- **WHAT THE EXERCISE ASKS**: Find the string "this" in the listing and report every line that has it.

- **MATERIAL FOR THE TASK**:

%%

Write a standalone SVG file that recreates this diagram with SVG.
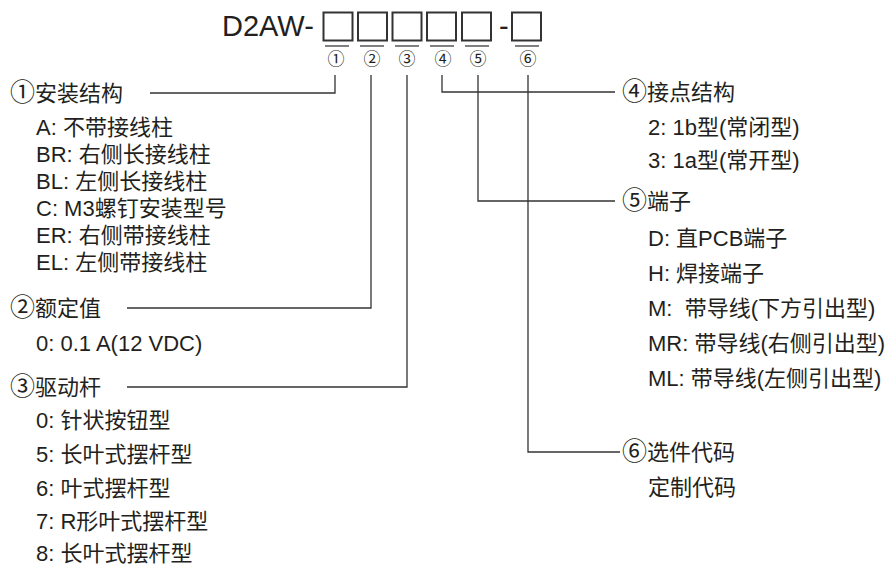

%%
%%

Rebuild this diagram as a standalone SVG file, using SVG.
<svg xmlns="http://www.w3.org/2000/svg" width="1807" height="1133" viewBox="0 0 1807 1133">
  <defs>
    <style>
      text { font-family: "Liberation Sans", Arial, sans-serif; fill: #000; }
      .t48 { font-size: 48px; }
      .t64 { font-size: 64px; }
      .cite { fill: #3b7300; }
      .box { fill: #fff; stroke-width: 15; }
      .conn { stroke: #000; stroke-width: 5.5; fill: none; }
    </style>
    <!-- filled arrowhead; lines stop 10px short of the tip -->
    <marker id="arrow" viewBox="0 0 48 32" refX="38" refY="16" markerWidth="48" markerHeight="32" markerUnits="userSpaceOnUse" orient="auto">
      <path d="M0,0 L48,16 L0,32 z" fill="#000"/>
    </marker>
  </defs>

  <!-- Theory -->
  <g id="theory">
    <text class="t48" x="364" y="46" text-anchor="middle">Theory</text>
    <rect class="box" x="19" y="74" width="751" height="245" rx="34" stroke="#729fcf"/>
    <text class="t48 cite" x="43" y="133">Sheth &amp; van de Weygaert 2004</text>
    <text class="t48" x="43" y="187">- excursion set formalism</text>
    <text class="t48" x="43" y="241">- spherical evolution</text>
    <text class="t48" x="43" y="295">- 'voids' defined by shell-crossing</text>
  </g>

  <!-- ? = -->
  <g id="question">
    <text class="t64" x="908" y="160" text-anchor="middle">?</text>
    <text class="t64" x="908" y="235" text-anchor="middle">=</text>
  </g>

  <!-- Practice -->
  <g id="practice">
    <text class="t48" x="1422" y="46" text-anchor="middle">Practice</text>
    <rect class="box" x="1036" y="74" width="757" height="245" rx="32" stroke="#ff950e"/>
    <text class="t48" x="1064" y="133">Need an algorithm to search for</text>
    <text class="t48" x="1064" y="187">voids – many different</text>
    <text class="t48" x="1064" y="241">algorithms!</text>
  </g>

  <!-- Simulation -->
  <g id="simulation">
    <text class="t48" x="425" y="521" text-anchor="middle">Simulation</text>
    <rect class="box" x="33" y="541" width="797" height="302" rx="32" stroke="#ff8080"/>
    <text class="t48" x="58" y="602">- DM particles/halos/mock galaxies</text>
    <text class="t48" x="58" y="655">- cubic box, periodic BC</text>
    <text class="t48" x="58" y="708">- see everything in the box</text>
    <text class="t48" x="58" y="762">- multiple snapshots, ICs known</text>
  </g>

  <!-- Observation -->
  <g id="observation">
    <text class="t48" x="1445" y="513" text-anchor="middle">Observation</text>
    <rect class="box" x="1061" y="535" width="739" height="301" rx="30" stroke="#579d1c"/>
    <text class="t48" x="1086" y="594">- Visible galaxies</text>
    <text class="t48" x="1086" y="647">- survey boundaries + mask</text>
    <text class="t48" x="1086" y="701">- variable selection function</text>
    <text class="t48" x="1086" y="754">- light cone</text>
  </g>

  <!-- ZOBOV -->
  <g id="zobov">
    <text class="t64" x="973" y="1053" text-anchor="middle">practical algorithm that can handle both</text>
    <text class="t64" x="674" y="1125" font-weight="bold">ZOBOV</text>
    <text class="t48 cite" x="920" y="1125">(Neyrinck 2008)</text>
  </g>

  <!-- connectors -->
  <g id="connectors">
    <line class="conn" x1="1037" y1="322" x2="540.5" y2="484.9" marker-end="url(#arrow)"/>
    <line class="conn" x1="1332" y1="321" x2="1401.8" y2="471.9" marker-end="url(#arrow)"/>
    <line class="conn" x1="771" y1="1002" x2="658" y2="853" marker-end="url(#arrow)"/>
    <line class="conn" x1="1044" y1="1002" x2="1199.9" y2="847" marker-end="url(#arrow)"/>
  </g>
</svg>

%%

- **RESULT OF THE TASK**:
Write a standalone SVG file that recreates this diagram with SVG.
Rebuild this diagram as a standalone SVG file, using SVG.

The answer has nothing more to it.